I am an artist and researcher who likes to work with large data sources that I create myself to construct narratives. I try to use new technologies and am particularly interested in machine learning.
Fall of the House of Usher
Fall of the House of Usher is a 12 minute animation that I made, where each still is generated using a neural net (pix2pix, a deep-learning image-to-image translation system) that I trained on my own drawings. To create this I made my own training set of 200 drawings of stills from the 1929 film version of Fall of House of Usher as my base.This lead to the film. As the training set came from the first 4 minutes, as the film progresses, the information starts to break down. There are no training images so the programme is having to construct every frame from what it already knows.
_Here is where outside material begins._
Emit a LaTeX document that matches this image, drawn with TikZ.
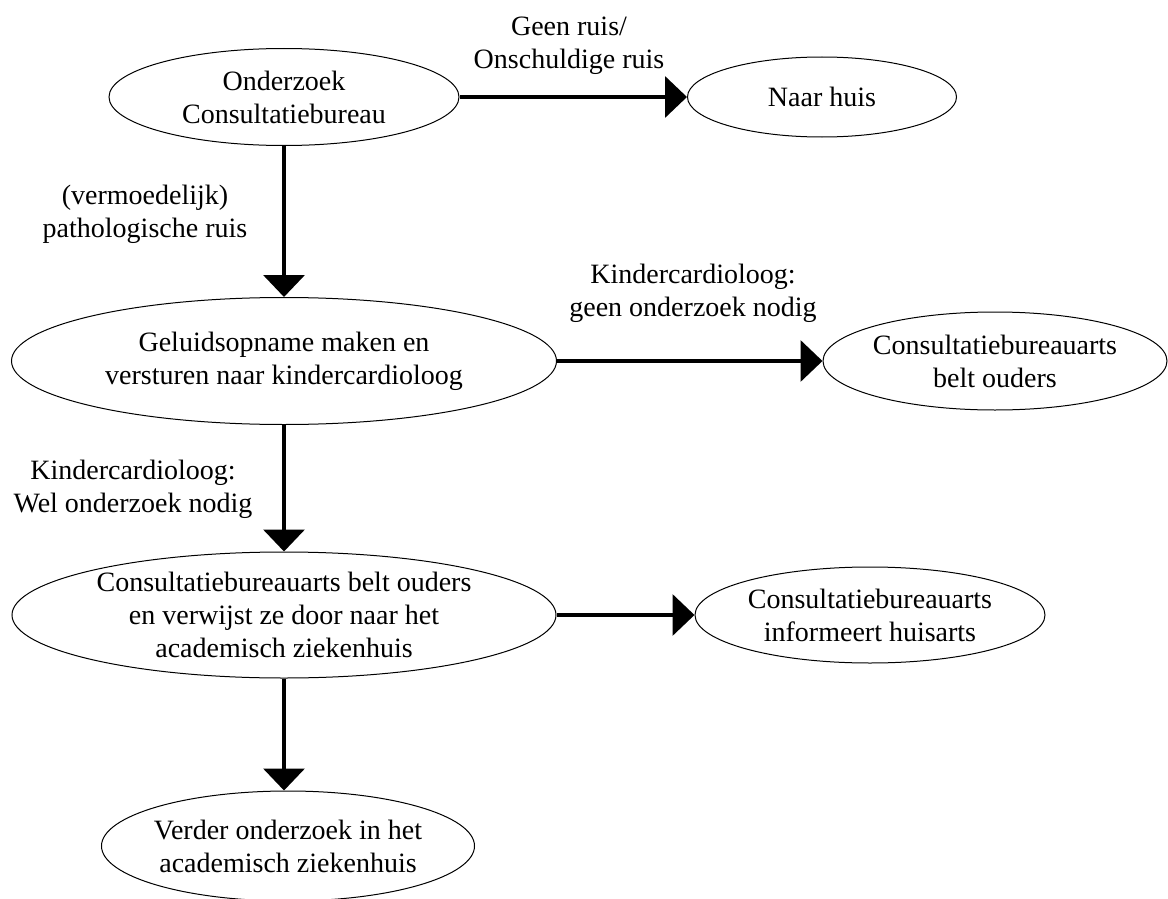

The net I have made can now draw in my style, but because its training set was only made up with early stills of the film, it has a limited vocabulary.
Drawing with Sound
This is a durational performance project has turned the act drawing into a musical instrument, made with composer Ben Heim from the Royal College of Music. I have trained a neural net to recognise shapes that I commonly make from a data set made up of my life-drawing sketches. When I perform I wear a pair of glasses with a webcam attached: when a shape is recognised it triggers the sound of a soprano's voice to played in real time. The performance occurs over a period of time, with the track drawn in charcoal on a white wall and then erased, echoing the repetitions that a machine learning programme goes through in different epochs when training and learning. Because each track is redrawn in the same space, traces build up over time, which causes disorder, and, ultimately entropy - a track drawn at the start will be clearer and more precise than one made towards the end.